(Plotting code records)
□ □ □

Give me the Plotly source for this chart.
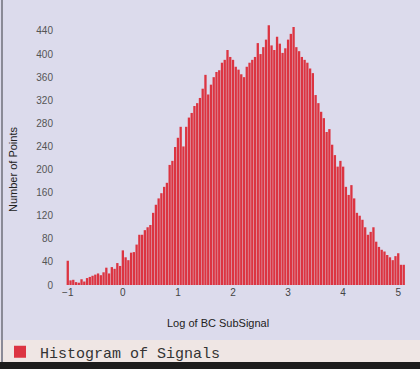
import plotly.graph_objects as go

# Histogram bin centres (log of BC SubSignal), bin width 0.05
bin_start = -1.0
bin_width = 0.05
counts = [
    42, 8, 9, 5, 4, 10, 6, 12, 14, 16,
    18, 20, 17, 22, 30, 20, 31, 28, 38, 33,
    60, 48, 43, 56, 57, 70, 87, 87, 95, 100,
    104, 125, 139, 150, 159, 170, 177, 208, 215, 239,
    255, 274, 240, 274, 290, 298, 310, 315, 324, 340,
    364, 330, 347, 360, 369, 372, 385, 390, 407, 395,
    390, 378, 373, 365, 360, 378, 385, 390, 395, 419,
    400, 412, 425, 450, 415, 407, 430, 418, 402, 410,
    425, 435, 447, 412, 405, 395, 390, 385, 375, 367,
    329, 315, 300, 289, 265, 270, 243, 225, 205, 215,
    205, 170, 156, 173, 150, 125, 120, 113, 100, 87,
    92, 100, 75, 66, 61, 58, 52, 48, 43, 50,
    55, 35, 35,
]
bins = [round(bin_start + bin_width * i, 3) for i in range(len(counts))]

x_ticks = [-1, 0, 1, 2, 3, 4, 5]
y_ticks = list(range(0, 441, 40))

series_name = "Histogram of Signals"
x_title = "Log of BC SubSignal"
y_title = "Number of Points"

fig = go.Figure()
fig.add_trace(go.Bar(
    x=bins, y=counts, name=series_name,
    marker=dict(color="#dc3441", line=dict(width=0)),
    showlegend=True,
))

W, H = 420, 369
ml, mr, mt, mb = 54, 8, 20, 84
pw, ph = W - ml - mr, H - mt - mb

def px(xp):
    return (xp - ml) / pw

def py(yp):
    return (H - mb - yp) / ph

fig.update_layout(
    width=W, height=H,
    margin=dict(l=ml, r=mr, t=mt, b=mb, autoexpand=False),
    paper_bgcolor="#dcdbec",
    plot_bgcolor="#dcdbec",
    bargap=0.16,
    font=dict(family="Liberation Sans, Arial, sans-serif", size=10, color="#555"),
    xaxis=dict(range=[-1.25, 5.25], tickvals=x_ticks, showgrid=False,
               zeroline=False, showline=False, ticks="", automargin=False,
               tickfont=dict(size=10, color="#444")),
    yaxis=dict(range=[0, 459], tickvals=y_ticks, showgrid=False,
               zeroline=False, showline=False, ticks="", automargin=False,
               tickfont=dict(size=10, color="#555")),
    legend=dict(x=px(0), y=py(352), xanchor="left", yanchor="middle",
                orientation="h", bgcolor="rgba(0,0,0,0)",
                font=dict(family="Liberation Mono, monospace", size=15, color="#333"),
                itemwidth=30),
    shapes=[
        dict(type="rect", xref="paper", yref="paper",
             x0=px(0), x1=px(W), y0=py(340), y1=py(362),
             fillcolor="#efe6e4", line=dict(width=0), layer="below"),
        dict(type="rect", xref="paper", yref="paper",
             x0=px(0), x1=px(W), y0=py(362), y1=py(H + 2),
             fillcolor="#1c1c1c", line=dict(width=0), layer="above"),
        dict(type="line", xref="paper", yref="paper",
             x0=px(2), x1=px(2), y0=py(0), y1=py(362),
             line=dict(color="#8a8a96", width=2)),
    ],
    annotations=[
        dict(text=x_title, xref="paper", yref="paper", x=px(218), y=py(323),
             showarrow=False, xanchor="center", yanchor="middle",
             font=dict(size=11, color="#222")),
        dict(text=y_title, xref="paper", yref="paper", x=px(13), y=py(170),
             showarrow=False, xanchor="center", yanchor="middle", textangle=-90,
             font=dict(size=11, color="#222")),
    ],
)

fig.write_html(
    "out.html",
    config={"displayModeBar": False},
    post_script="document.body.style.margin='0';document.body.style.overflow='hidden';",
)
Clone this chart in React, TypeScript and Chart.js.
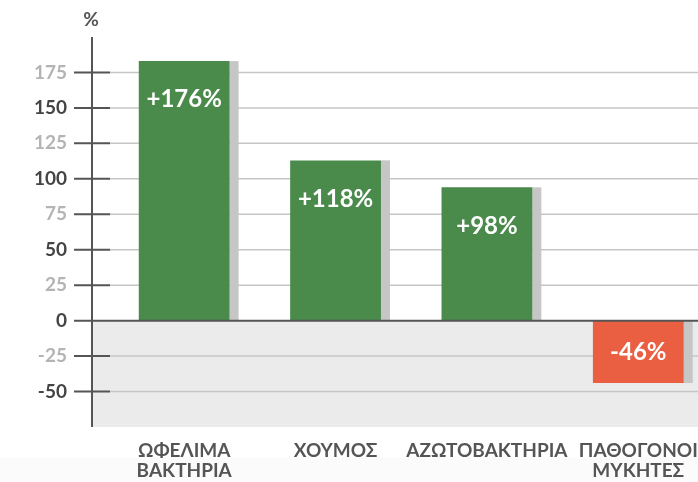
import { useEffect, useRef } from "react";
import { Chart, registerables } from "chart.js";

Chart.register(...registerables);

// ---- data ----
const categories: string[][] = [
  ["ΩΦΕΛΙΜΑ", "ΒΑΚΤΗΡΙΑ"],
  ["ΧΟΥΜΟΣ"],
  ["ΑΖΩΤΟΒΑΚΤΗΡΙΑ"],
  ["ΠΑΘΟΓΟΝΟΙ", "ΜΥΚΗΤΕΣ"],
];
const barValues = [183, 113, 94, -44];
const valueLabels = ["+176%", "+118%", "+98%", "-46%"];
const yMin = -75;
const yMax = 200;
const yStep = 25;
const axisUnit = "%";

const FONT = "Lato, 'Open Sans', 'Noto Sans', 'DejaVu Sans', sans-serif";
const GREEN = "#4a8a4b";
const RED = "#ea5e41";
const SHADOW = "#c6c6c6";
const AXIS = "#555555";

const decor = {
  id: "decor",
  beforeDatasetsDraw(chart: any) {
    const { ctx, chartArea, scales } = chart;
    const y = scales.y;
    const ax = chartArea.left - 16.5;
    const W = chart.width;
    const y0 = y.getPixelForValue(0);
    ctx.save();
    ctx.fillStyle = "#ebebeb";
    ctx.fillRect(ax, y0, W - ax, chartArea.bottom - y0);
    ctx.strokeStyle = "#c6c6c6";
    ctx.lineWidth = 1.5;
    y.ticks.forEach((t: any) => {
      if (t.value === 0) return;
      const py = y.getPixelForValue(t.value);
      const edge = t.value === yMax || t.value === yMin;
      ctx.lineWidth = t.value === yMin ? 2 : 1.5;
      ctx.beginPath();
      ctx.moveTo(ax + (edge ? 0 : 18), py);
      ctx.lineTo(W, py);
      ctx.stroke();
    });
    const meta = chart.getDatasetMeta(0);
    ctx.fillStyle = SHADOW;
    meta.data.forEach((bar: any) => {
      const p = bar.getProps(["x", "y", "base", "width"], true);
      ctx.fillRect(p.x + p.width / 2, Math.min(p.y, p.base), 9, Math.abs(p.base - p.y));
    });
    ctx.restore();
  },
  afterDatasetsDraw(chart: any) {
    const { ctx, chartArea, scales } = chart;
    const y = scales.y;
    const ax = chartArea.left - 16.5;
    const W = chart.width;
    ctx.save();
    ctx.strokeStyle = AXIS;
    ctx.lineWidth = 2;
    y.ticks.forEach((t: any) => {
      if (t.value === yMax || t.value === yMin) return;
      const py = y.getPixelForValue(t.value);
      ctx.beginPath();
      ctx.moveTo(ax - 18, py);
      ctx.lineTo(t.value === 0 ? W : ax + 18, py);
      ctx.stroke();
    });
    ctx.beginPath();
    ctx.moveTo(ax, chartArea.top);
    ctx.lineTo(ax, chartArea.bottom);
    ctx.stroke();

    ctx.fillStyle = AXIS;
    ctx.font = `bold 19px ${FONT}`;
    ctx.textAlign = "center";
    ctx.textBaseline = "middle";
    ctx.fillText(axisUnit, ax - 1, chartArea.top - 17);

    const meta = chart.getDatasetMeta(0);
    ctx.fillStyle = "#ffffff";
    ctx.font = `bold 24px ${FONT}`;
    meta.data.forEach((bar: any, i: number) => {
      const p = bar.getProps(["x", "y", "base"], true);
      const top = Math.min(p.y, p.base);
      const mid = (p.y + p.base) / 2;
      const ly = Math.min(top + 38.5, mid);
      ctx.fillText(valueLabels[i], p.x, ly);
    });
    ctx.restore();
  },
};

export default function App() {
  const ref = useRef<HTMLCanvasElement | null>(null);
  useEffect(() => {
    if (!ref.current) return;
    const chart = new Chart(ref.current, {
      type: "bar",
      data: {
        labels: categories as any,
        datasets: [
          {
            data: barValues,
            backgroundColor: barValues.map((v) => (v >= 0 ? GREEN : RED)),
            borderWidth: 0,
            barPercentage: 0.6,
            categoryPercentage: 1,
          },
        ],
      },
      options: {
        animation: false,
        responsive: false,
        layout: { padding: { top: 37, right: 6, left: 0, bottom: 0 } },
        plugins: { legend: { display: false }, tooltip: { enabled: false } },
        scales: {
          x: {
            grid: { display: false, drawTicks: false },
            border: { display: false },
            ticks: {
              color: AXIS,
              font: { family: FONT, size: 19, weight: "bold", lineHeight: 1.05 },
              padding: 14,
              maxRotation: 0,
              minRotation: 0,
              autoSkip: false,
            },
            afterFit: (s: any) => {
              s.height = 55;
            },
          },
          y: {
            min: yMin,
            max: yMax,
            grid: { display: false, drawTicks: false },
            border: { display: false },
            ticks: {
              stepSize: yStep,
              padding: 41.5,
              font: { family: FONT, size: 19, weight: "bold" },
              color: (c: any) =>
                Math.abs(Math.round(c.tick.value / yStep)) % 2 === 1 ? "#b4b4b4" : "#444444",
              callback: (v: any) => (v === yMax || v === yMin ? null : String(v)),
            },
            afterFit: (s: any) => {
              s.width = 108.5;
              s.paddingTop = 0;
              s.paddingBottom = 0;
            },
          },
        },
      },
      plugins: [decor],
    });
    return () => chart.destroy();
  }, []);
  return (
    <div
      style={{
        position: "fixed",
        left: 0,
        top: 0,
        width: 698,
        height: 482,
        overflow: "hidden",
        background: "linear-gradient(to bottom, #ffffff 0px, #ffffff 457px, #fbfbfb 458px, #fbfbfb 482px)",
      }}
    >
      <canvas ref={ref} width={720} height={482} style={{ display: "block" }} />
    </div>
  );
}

□ □ □

» **Task directions**
Begin with the first line of the records and repeat every line up to the one with "import plotly.graph_objects as go", counting that line too. Pictures are not part of the copy.

» **Exercise answer**
Give me the Plotly source for this chart.
import plotly.graph_objects as go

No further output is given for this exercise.